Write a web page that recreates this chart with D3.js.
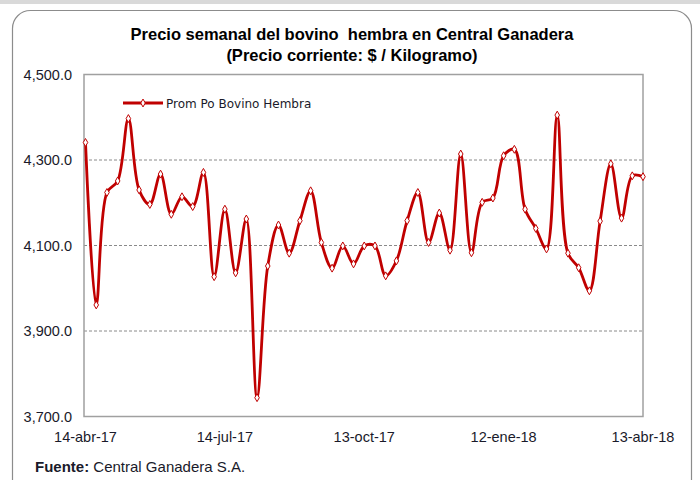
<!DOCTYPE html>
<html>
<head>
<meta charset="utf-8">
<script src="https://cdn.jsdelivr.net/npm/d3@7"></script>
<style>
  body { margin: 0; background: #fff; }
  svg { display: block; font-family: "Liberation Sans Narrow", "Liberation Sans", Arial, sans-serif; }
</style>
</head>
<body>
<div id="chart"></div>
<script>
// weekly price, 14-abr-17 .. 13-abr-18
const weeks = d3.range(53);
const precio = [
  4341, 3961, 4224, 4251, 4397, 4230, 4196, 4267, 4173, 4214,
  4191, 4271, 4027, 4185, 4036, 4162, 3744, 4052, 4148, 4082,
  4158, 4228, 4107, 4047, 4099, 4057, 4099, 4099, 4029, 4064,
  4158, 4224, 4107, 4176, 4089, 4314, 4083, 4201, 4211, 4310,
  4325, 4185, 4140, 4092, 4405, 4082, 4048, 3994, 4157, 4291,
  4164, 4263, 4261
];
const tickWeeks = [0, 13, 26, 39, 52];
const tickLabels = ["14-abr-17", "14-jul-17", "13-oct-17", "12-ene-18", "13-abr-18"];
const yTicks = [3700, 3900, 4100, 4300, 4500];
const gridTicks = [3900, 4100, 4300];

const W = 700, H = 480;
const red = "#c00000";

const svg = d3.select("#chart").append("svg")
    .attr("width", W)
    .attr("height", H);

// top grey band and rounded frame
svg.append("rect").attr("x", 0).attr("y", 0).attr("width", W).attr("height", 4).attr("fill", "#d9d9d9");
svg.append("rect")
    .attr("x", 12.5).attr("y", 10.5)
    .attr("width", 679).attr("height", 490)
    .attr("rx", 18)
    .attr("fill", "#fff")
    .attr("stroke", "#8c8c8c")
    .attr("stroke-width", 1.2);

// titles
svg.append("text")
    .attr("x", 352).attr("y", 40)
    .attr("text-anchor", "middle")
    .attr("font-size", 16.5).attr("font-weight", "bold")
    .attr("xml:space", "preserve")
    .text("Precio semanal del bovino  hembra en Central Ganadera");
svg.append("text")
    .attr("x", 352).attr("y", 61)
    .attr("text-anchor", "middle")
    .attr("font-size", 16.5).attr("font-weight", "bold")
    .text("(Precio corriente: $ / Kilogramo)");

// scales
const x = d3.scaleLinear().domain([0, 52]).range([85.5, 643]);
const y = d3.scaleLinear().domain([3700, 4500]).range([416.5, 74.5]);

// gridlines
svg.append("g")
    .selectAll("line")
    .data(gridTicks)
    .join("line")
    .attr("x1", 84).attr("x2", 643)
    .attr("y1", d => y(d)).attr("y2", d => y(d))
    .attr("stroke", "#8a8a8a")
    .attr("stroke-dasharray", "3,2");

// plot frame
svg.append("rect")
    .attr("x", 84).attr("y", 74.5)
    .attr("width", 559).attr("height", 342)
    .attr("fill", "none")
    .attr("stroke", "#a0a0a0")
    .attr("stroke-width", 1.5);

// y axis labels
svg.append("g")
    .selectAll("text")
    .data(yTicks)
    .join("text")
    .attr("x", 72).attr("y", d => y(d) + 5)
    .attr("text-anchor", "end")
    .attr("font-family", "Liberation Sans, Arial, sans-serif")
    .attr("font-size", 14.5)
    .attr("fill", "#1a1a2a")
    .text(d => d3.format(",.1f")(d));

// x axis labels
svg.append("g")
    .selectAll("text")
    .data(tickWeeks)
    .join("text")
    .attr("x", d => x(d))
    .attr("y", 442)
    .attr("text-anchor", "middle")
    .attr("font-size", 14.5)
    .attr("fill", "#1a1a2a")
    .text((d, i) => tickLabels[i]);

// series line
const line = d3.line()
    .x((d, i) => x(weeks[i]))
    .y(d => y(d))
    .curve(d3.curveCatmullRom.alpha(0.5));

svg.append("path")
    .datum(precio)
    .attr("d", line)
    .attr("fill", "none")
    .attr("stroke", red)
    .attr("stroke-width", 2.8);

const marker = d3.symbol().type(d3.symbolDiamond).size(18);
svg.append("g")
    .selectAll("path")
    .data(precio)
    .join("path")
    .attr("d", marker)
    .attr("transform", (d, i) => `translate(${x(weeks[i])},${y(d)})`)
    .attr("fill", "#fff")
    .attr("stroke", red)
    .attr("stroke-width", 1);

// legend
const lg = svg.append("g");
lg.append("line")
    .attr("x1", 123).attr("x2", 163)
    .attr("y1", 103).attr("y2", 103)
    .attr("stroke", red).attr("stroke-width", 2.8);
lg.append("path")
    .attr("d", marker)
    .attr("transform", "translate(143,103)")
    .attr("fill", "#fff").attr("stroke", red).attr("stroke-width", 1);
lg.append("text")
    .attr("x", 166).attr("y", 107.5)
    .attr("font-family", "DejaVu Sans, Verdana, sans-serif")
    .attr("font-size", 12)
    .attr("fill", "#1a1a2a")
    .text("Prom Po Bovino Hembra");

// source note
const src = svg.append("text")
    .attr("x", 35).attr("y", 472)
    .attr("font-size", 15)
    .attr("fill", "#1a1a2a");
src.append("tspan").attr("font-weight", "bold").text("Fuente: ");
src.append("tspan").text("Central Ganadera S.A.");
</script>
</body>
</html>
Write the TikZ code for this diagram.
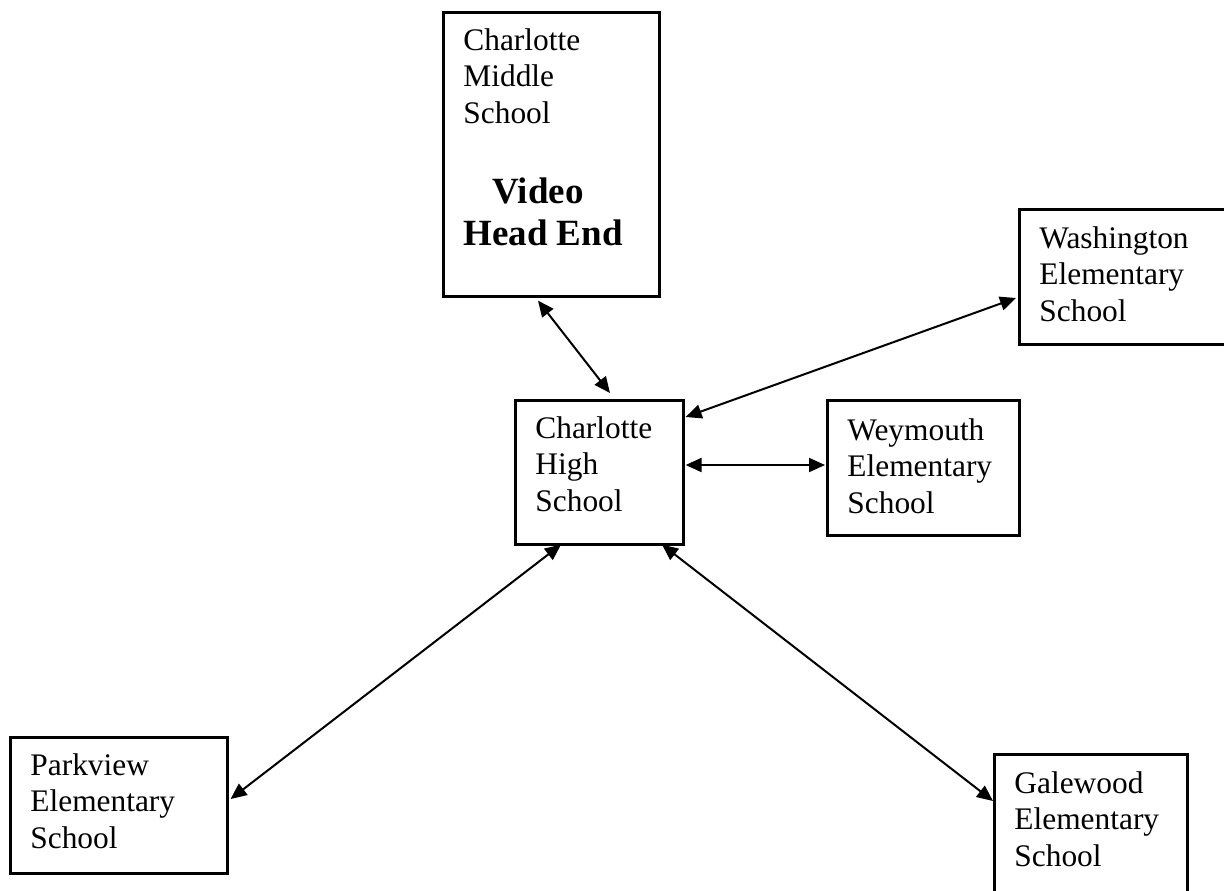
\documentclass[tikz,border=0pt]{standalone}
\usepackage{fontspec}
\setmainfont{Liberation Serif}
\usetikzlibrary{arrows.meta,calc}
\newcommand\mylines[1]{\begin{tabular}[t]{@{}l@{}}#1\end{tabular}}
\begin{document}
\begin{tikzpicture}[x=0.5pt,y=-0.5pt,
  >={Triangle[length=8pt,width=7pt]},
  box/.style={draw=black,line width=1.3pt,rectangle,inner sep=0pt,anchor=north west},
  txt/.style={inner sep=0pt,anchor=base west,font=\fontsize{15.7pt}{18.25pt}\selectfont},
  btxt/.style={inner sep=0pt,anchor=base west,font=\fontsize{18.5pt}{21pt}\selectfont\bfseries},
  conn/.style={<->,line width=1pt,draw=black}]
\useasboundingbox (0,0) rectangle (1224,890);
\fill[white] (0,0) rectangle (1224,890);

% boxes
\node[box,minimum width=108pt,minimum height=142pt] (ms) at (442,11) {};
\node[box,minimum width=109pt,minimum height=67.5pt] (wash) at (1018,208) {};
\node[box,minimum width=84pt,minimum height=72pt] (high) at (514,399) {};
\node[box,minimum width=96pt,minimum height=67.5pt] (wey) at (826,399) {};
\node[box,minimum width=108.5pt,minimum height=68pt] (park) at (9,736) {};
\node[box,minimum width=96.5pt,minimum height=73pt] (gale) at (993,753) {};

% texts
\node[txt] (mst) at (463,50) {\mylines{Charlotte\\Middle\\School}};
\node[btxt] (msv) at (463,203) {\mylines{\hspace{14.5pt}Video\\Head End}};
\node[txt] (washt) at (1039,248) {\mylines{Washington\\Elementary\\School}};
\node[txt] (hight) at (535,438) {\mylines{Charlotte\\High\\School}};
\node[txt] (weyt) at (847,440) {\mylines{Weymouth\\Elementary\\School}};
\node[txt] (parkt) at (30,775) {\mylines{Parkview\\Elementary\\School}};
\node[txt] (galet) at (1014,793) {\mylines{Galewood\\Elementary\\School}};

% connectors
\draw[conn] ($(ms.south west)+(96,3)$) -- ($(high.north west)+(96,-6)$);
\draw[conn] ($(wash.north west)+(-2,90)$) -- ($(high.north east)+(1,18)$);
\draw[conn] ($(high.north east)+(1,66)$) -- ($(wey.north west)+(-1,66)$);
\draw[conn] ($(high.south west)+(47,-1)$) -- ($(park.north east)+(2,63)$);
\draw[conn] ($(high.south west)+(148,-1)$) -- ($(gale.north west)+(0,48)$);
\end{tikzpicture}
\end{document}
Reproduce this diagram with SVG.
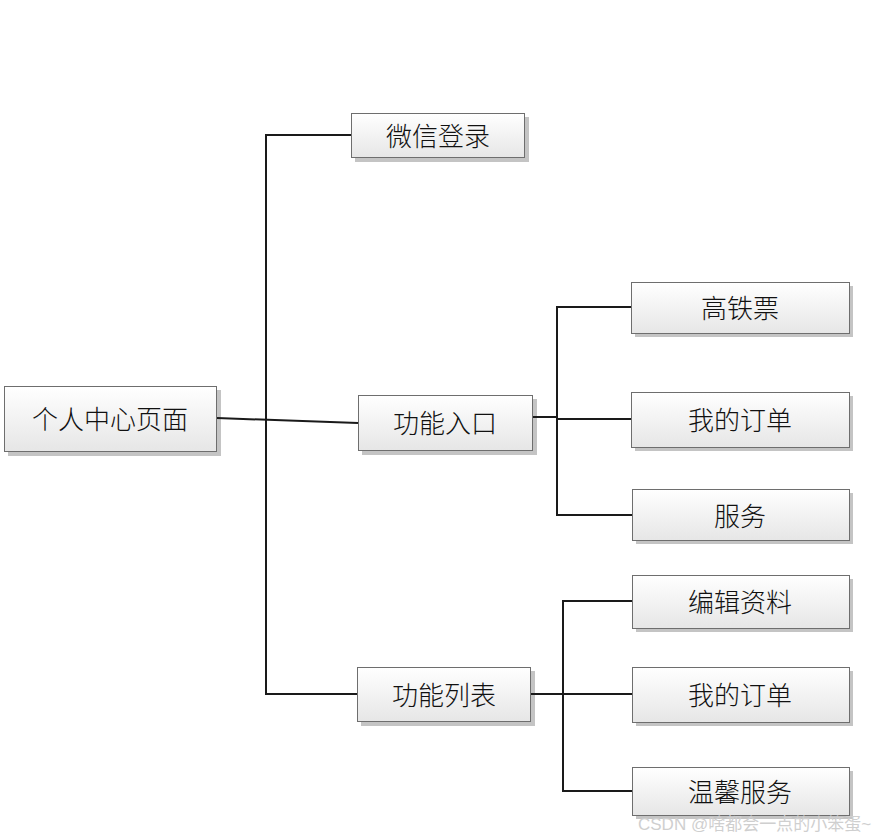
<svg xmlns="http://www.w3.org/2000/svg" width="874" height="838" viewBox="0 0 874 838">
<defs>
<linearGradient id="g" x1="0" y1="0" x2="0" y2="1">
<stop offset="0" stop-color="#ffffff"/>
<stop offset="1" stop-color="#e6e6e6"/>
</linearGradient>
<style>
.sh{fill:#c4c4c4;}
.bx{fill:url(#g);stroke:#6e6e6e;stroke-width:1;}
.t{font-family:"Noto Sans CJK SC","Noto Sans CJK JP",sans-serif;font-size:26px;font-weight:300;fill:#111;text-anchor:middle;dominant-baseline:central;}
.c{fill:none;stroke:#1a1a1a;stroke-width:2;}
.wm{font-family:"Liberation Sans","Noto Sans CJK SC",sans-serif;font-size:17px;fill:#cfcfcf;}
</style>
</defs>
<rect width="874" height="838" fill="#fff"/>
<g id="n-center"><rect class="sh" x="8" y="390" width="213" height="66"/><rect class="bx" x="4.500" y="386.500" width="212" height="65"/><text class="t" x="110" y="417">个人中心页面</text></g>
<g id="n-wechat"><rect class="sh" x="355" y="117" width="174" height="45"/><rect class="bx" x="351.500" y="113.500" width="173" height="44"/><text class="t" x="438" y="134">微信登录</text></g>
<g id="n-entry"><rect class="sh" x="362" y="399" width="175" height="56"/><rect class="bx" x="358.500" y="395.500" width="174" height="55"/><text class="t" x="445" y="421">功能入口</text></g>
<g id="n-list"><rect class="sh" x="361" y="671" width="174" height="55"/><rect class="bx" x="357.500" y="667.500" width="173" height="54"/><text class="t" x="444" y="693">功能列表</text></g>
<g id="n-ticket"><rect class="sh" x="635" y="286" width="218" height="51"/><rect class="bx" x="631.500" y="282.500" width="218" height="51"/><text class="t" x="740" y="306">高铁票</text></g>
<g id="n-order1"><rect class="sh" x="635" y="396" width="218" height="55"/><rect class="bx" x="631.500" y="392.500" width="218" height="55"/><text class="t" x="740" y="418">我的订单</text></g>
<g id="n-service"><rect class="sh" x="636" y="493" width="217" height="51"/><rect class="bx" x="632.500" y="489.500" width="217" height="51"/><text class="t" x="740" y="514">服务</text></g>
<g id="n-edit"><rect class="sh" x="636" y="579" width="217" height="53"/><rect class="bx" x="632.500" y="575.500" width="217" height="53"/><text class="t" x="740" y="600">编辑资料</text></g>
<g id="n-order2"><rect class="sh" x="636" y="671" width="217" height="55"/><rect class="bx" x="632.500" y="667.500" width="217" height="55"/><text class="t" x="740" y="693">我的订单</text></g>
<g id="n-warm"><rect class="sh" x="636" y="771" width="217" height="48"/><rect class="bx" x="632.500" y="767.500" width="217" height="48"/><text class="t" x="740" y="790">温馨服务</text></g>
<g id="connectors">
<path class="c" d="M351,135 H266 V694 H357"/>
<path class="c" d="M217,418 L358,423"/>
<path class="c" d="M533,417 H557 M631,307 H557 V515 H632 M557,419 H631"/>
<path class="c" d="M531,694 H563 M632,601 H563 V791 H632 M563,694 H632"/>
</g>
<text class="wm" x="638" y="830">CSDN @啥都会一点的小笨蛋~</text>
</svg>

***

Given request ::
Select and copy each line from the data that includes the word "this".

Answer to the exercise ::
Write a web page that recreates this chart with D3.js.
Write the TikZ code for this diagram.
Reproduce this diagram with SVG.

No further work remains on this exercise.